Starting at the first line of the listing below, retype each line up to and including the one that contains "const groups = ['WT_4W', 'mdx_4W', 'moAb-Il6r_4W'];". Leave pictures out.

· · · ·

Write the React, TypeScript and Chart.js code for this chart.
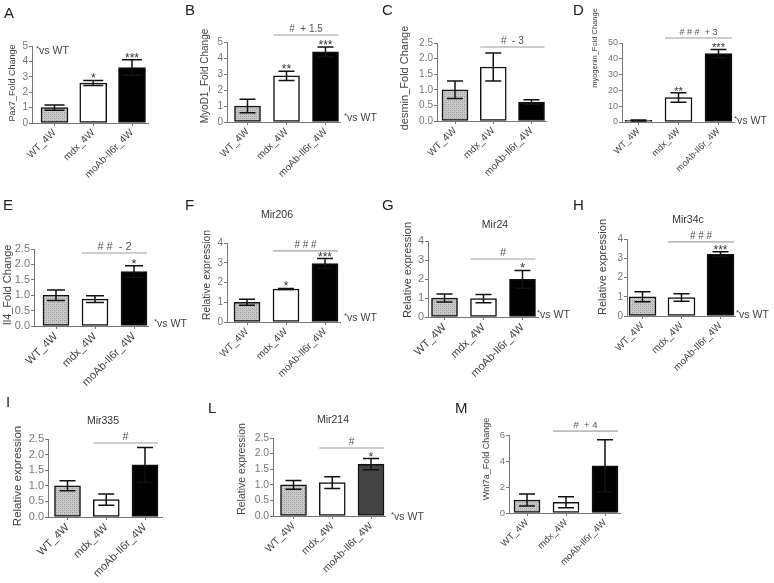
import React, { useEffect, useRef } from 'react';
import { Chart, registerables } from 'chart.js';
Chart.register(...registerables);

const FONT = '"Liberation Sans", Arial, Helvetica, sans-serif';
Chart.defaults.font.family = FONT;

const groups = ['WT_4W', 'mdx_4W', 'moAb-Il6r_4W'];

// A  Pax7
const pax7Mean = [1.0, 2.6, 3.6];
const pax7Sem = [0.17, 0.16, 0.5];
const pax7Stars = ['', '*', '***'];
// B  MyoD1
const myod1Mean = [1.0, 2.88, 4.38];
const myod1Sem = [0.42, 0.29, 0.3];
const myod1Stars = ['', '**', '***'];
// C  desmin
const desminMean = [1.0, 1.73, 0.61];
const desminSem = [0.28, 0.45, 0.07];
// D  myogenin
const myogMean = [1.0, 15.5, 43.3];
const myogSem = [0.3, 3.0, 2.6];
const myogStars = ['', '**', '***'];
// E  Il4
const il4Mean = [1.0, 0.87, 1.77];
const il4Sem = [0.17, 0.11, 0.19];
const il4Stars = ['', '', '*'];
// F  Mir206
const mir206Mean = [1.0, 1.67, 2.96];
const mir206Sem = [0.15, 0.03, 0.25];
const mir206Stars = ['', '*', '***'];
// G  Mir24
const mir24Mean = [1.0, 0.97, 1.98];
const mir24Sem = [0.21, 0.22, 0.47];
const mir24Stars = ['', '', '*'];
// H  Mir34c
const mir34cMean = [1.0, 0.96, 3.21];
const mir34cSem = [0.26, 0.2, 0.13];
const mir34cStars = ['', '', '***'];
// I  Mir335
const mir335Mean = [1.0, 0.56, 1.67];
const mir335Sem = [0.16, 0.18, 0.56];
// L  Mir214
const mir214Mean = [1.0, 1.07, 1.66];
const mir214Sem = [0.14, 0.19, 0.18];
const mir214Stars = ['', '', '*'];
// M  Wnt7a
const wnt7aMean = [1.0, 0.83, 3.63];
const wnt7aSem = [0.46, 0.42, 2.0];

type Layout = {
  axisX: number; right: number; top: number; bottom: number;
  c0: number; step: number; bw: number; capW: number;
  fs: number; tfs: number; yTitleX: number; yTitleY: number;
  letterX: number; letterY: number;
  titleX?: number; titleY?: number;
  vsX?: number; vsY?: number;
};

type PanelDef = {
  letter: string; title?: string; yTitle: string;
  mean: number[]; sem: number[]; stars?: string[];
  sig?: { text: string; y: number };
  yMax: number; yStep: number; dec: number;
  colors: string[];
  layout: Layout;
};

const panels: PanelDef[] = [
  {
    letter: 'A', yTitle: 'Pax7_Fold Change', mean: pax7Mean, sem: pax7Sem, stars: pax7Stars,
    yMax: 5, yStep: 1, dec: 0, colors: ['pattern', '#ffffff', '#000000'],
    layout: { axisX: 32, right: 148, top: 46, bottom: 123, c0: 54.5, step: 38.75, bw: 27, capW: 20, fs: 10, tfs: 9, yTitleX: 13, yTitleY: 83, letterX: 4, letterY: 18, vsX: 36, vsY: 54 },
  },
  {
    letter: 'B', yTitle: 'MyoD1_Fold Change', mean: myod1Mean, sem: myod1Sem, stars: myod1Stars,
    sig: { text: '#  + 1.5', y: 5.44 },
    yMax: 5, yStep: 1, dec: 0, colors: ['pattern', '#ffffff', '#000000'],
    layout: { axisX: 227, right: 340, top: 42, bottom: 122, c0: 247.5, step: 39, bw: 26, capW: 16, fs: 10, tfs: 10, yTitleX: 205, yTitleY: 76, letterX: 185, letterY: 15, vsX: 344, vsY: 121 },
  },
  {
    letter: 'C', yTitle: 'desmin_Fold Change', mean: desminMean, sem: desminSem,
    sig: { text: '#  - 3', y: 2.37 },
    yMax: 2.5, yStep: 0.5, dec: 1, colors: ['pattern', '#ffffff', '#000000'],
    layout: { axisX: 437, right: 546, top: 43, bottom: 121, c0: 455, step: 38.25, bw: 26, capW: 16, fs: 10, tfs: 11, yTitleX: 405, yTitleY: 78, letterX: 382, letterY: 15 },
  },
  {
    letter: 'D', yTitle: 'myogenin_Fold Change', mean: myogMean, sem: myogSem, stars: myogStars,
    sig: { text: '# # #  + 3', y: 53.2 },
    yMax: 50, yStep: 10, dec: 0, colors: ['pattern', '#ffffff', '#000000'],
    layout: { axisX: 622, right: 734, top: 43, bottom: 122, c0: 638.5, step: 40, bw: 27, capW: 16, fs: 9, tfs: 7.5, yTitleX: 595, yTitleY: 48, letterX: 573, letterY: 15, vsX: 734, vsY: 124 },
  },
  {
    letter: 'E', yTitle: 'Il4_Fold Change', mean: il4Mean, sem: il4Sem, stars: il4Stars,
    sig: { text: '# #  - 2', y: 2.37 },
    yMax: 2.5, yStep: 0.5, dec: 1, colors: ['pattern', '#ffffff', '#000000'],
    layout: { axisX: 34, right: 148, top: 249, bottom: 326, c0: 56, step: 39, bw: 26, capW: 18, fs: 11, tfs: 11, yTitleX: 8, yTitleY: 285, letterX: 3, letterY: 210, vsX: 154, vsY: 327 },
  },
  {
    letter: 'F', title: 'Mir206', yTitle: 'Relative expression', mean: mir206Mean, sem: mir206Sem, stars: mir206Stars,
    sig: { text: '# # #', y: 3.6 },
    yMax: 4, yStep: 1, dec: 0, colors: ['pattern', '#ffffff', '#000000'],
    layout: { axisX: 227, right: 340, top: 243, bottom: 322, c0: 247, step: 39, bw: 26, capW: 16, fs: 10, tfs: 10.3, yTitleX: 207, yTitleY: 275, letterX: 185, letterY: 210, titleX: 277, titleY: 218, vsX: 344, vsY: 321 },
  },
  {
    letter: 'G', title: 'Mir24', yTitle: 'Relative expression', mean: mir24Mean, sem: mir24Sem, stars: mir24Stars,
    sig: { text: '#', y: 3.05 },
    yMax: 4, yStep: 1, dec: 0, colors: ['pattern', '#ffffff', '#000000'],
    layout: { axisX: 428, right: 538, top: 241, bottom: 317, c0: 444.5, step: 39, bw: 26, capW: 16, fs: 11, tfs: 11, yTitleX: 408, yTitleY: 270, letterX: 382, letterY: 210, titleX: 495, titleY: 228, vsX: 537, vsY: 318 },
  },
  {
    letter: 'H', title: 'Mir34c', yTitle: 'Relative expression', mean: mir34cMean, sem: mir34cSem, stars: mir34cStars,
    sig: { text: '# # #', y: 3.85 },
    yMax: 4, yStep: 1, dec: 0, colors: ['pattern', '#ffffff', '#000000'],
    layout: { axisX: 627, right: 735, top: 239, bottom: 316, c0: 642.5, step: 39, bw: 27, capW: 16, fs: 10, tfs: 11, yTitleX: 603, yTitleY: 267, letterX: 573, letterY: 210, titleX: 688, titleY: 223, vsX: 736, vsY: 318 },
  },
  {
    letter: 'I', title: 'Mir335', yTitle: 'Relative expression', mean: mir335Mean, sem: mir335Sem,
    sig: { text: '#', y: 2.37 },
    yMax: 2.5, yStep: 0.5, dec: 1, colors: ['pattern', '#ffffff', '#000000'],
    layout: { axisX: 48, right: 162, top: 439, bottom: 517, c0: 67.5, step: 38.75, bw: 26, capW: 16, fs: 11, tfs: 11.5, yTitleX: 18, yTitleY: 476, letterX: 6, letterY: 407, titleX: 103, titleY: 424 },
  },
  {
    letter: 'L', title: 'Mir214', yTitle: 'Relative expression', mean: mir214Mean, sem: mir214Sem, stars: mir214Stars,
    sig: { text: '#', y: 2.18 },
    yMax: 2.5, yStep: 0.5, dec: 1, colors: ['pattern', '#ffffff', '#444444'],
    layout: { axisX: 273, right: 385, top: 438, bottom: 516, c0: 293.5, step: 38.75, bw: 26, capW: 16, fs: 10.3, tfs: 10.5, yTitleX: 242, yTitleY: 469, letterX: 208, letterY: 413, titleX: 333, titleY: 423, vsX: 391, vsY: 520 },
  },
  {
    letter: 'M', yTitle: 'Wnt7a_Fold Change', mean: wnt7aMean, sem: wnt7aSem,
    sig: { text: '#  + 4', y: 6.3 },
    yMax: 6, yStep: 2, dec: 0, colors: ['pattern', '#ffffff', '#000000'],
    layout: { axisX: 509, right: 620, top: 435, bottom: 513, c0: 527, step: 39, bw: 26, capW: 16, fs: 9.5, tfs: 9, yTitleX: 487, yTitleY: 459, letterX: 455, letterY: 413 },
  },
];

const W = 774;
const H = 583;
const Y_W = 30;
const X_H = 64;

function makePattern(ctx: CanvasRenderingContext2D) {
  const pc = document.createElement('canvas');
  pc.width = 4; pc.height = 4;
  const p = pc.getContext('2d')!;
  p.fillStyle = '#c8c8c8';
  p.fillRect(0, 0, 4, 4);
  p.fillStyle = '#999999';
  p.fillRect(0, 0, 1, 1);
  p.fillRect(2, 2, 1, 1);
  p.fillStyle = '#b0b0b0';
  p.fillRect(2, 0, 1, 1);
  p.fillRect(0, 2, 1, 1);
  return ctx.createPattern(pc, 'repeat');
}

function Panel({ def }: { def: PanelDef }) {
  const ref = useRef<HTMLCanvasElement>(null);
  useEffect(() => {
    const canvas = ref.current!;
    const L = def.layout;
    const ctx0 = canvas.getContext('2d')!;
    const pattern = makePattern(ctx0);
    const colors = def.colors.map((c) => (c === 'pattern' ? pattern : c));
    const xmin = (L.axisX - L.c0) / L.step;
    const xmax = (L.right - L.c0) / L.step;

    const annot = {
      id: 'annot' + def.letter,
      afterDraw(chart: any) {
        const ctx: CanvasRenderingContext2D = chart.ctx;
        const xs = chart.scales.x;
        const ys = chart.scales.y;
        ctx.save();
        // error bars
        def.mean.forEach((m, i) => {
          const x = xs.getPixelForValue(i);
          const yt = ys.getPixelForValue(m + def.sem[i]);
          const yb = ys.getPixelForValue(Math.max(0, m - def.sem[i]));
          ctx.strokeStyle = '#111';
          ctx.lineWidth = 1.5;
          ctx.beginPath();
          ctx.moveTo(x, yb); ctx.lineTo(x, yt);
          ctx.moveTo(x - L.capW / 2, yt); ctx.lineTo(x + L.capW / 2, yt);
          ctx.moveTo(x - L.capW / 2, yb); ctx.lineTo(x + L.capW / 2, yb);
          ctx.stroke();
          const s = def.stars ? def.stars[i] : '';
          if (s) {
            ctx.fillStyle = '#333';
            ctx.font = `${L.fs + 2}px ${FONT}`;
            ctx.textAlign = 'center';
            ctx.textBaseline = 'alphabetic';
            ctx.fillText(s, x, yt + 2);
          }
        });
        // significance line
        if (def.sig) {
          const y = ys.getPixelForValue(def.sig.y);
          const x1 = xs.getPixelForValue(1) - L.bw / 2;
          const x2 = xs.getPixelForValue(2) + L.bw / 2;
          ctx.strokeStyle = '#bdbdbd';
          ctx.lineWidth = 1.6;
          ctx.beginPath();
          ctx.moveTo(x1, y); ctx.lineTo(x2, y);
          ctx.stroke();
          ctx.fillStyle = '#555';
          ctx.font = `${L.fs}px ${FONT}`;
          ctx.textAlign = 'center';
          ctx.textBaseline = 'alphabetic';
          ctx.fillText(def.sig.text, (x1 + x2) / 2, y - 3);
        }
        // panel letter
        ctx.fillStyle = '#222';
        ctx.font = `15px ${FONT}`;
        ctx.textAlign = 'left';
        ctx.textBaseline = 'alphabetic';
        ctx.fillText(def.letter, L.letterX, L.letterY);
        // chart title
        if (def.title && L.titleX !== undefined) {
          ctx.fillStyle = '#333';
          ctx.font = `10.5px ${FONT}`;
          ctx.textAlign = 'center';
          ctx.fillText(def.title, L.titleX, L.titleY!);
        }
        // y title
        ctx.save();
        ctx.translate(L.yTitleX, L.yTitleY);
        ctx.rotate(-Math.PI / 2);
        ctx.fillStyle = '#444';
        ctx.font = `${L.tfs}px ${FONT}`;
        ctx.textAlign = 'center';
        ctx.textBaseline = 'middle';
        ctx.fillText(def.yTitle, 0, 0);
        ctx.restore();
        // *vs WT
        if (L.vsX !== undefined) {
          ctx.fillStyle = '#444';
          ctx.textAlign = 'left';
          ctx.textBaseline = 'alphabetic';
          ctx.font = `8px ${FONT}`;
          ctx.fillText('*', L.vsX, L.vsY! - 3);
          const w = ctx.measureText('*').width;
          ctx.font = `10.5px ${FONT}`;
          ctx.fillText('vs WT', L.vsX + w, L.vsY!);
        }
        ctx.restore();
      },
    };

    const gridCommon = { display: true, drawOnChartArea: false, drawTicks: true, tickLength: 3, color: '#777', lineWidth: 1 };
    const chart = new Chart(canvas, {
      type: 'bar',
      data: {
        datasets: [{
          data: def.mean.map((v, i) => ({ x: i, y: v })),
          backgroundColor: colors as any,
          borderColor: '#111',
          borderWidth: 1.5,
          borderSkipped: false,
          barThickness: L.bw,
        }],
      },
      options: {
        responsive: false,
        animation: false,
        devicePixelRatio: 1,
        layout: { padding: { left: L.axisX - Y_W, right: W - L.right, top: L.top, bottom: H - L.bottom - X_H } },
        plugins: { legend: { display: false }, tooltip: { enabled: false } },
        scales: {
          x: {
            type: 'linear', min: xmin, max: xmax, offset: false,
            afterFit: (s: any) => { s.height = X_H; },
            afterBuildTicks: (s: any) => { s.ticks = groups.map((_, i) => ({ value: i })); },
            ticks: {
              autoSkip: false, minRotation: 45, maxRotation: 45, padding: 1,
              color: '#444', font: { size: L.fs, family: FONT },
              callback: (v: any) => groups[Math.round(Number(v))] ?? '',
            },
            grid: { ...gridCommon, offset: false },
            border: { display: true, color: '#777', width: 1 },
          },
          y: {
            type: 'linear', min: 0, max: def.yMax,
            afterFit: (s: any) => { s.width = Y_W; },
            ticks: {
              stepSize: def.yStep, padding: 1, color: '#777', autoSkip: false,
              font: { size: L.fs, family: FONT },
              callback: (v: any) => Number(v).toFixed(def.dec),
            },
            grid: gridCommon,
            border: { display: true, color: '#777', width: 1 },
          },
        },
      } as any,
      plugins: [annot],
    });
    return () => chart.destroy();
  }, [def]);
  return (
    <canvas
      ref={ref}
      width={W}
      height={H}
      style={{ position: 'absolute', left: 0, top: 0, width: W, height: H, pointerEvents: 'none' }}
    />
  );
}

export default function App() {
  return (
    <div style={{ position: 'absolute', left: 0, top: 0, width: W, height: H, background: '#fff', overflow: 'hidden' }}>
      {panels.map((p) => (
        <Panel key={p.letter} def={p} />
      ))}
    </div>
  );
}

· · · ·

#### Complete output:
Write the React, TypeScript and Chart.js code for this chart.
import React, { useEffect, useRef } from 'react';
import { Chart, registerables } from 'chart.js';
Chart.register(...registerables);

const FONT = '"Liberation Sans", Arial, Helvetica, sans-serif';
Chart.defaults.font.family = FONT;

const groups = ['WT_4W', 'mdx_4W', 'moAb-Il6r_4W'];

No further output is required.